With the knee, it's fairly straighforward - when I do something physical, it gets inflamed, so I ice it. My old skiing buddies used to laugh when I stuffed snow down behind my knee pads, but it works. Stiff and achy? A little heat, and I also know the barametric pressure is dropping. (Everyone's joints are sensitive to pressure drops - mine are more so because of various hunks of metal - screws, staples, old jeep parts - still inside them. Ipso facto.)

But what about the emotional ache? It's much harder to ice a heart, as it were. I never know how to face a day I know is going to make me feel like all my emotions have been run through a grater. Tessie is a darling, and she usually does something wonderful for me on Mother's Day. Still, I find that generally what I want to do is hide under the covers all day: on Mother's Day (which was on May 14, 2000), on May 15, the day Helen died, and again on May 31. It's kind of like going to the dentist - I grit my teeth, know I will get through the day, but I don't have to LIKE it.

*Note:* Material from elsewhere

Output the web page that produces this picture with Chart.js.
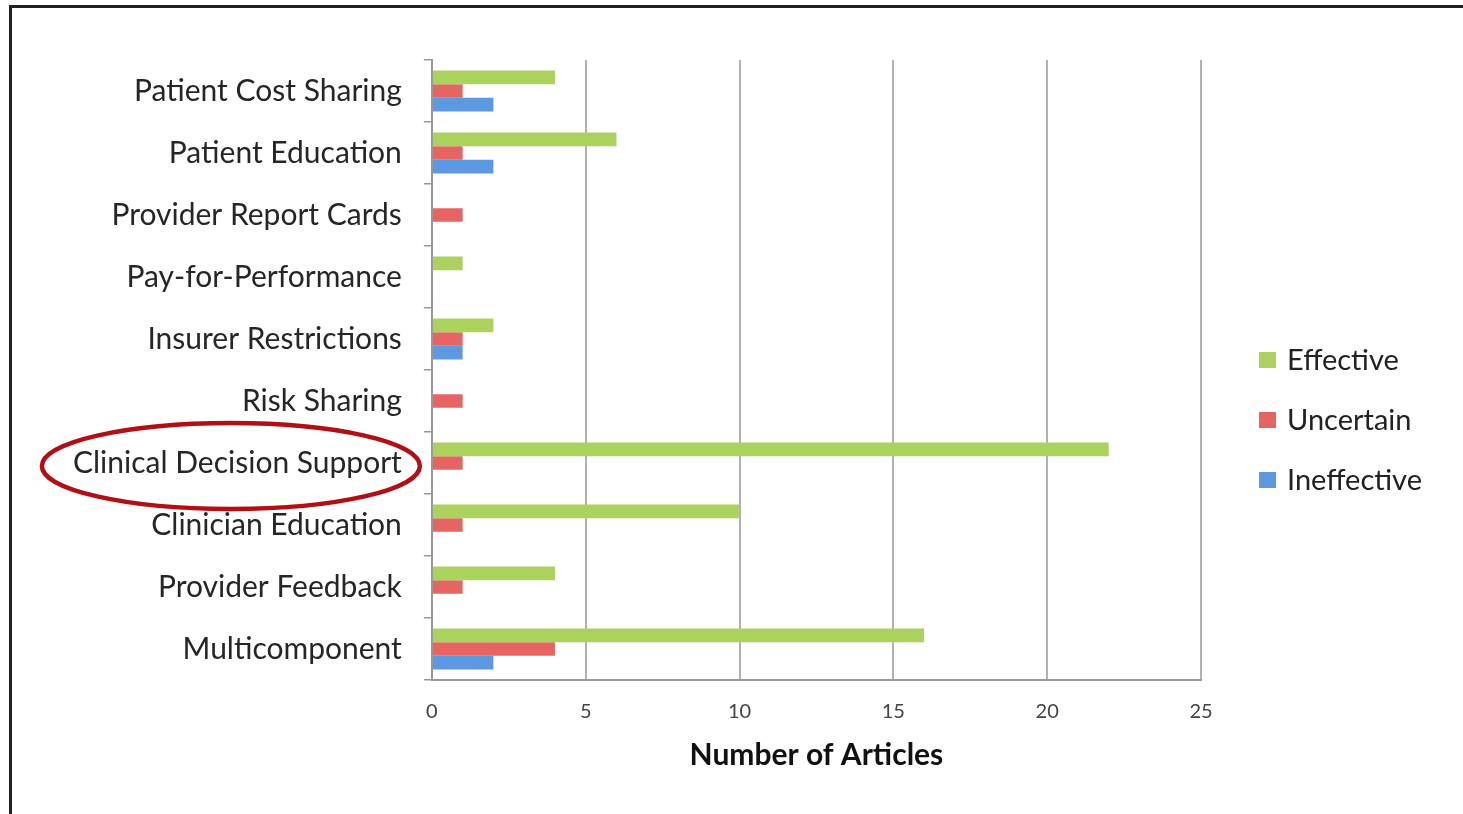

But still, there has to be a better way to face these days than grit your teeth or stay in bed. I've never been very good at setting time aside for being sad - what's the point? Sadness hits me at random times, and so why create extra time for it? I have several pagan and/or witchy friends who are all about rituals - full moon and new moon and Beltane and Samhain and what have you. Sometimes I enjoy this, and sometimes, when I'm not in the mood to talk about my emotions, it makes me rebellious, mouthy and bratty. Not my most becoming state.

So maybe this is a question. How do you all get through these types of days? I know I'm not the only one here who's lost a loved one, some quite a bit more recent than my own. But I still want to know. Are you the grit your teeth type, or do you find a way to mark this type of day? Thanks, in advance.

In the mean time, could you please pass the ice?